I am married to my very best friend. Of all the people in the world, he is the one I want to be with; the one I want to call when something happens to me – good or bad; the one I depend on most in the world.
I get to laugh every single day. Most of the time, the things I find hysterically funny are things that most people wouldn’t get, but that doesn’t matter. We have our own language and our own reference set, and sometimes he doesn’t even have to actually say anything to crack me up – a certain look or a nod or an eye roll is all I need to set me off.
We fit together eerily well. Our tastes in things like furniture, music, cars, movies – not to mention childrens’ names – is almost perfectly aligned (I tend to prefer more rockin’ music than Mr. Chili does, but that’s about it). We also find common ground on how to raise the girls, how to conduct our financial affairs, and in what kind of people we want to be. We find ourselves agreeing about almost everything, and that certainly goes a long way toward matrimonial harmony.

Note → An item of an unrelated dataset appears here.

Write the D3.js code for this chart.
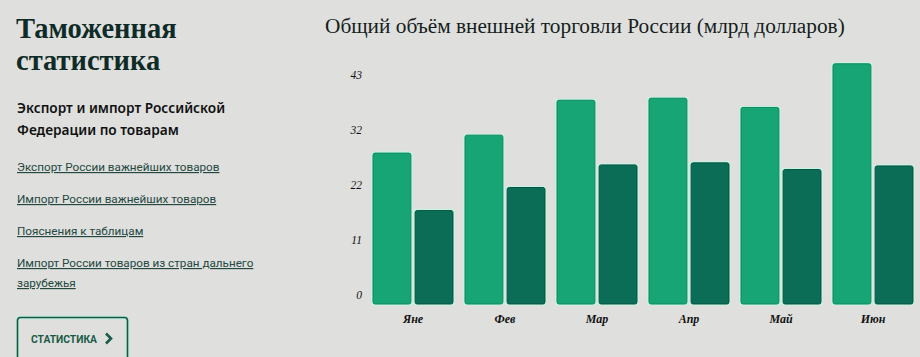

That’s not to say that we do agree about everything, though; we certainly don’t. There are times when he drives me to the brink – and I him – but the fact is that we know that, regardless of how crazy we may make each other, what really matters is the commitment we’ve made to each other. We’ve yet to encounter a problem that has been bigger than our marriage. Whether that’s because we behave in such a way as to avoid those problems or we’ve been blessed to not have them put in our paths, we don’t know. We know how to argue respectfully and, in the three or four times in 11 years that we’ve been really, really mad at each other, we’ve been able to rely on the knowledge that we are the most important person in the world to each other. We’ve gone to bed angry, but we’ve never woken up that way.
Marrying Mr. Chili was the best thing I have ever done, and I’m grateful, literally every day, that I said yes. I’m far happier than I ever thought I had a right to be. Even though I thought, eleven years ago, that I couldn’t be any happier than I was then, I find that, with each passing year, I’m a little more content, a little more secure, a little happier in this world that he and I have created together.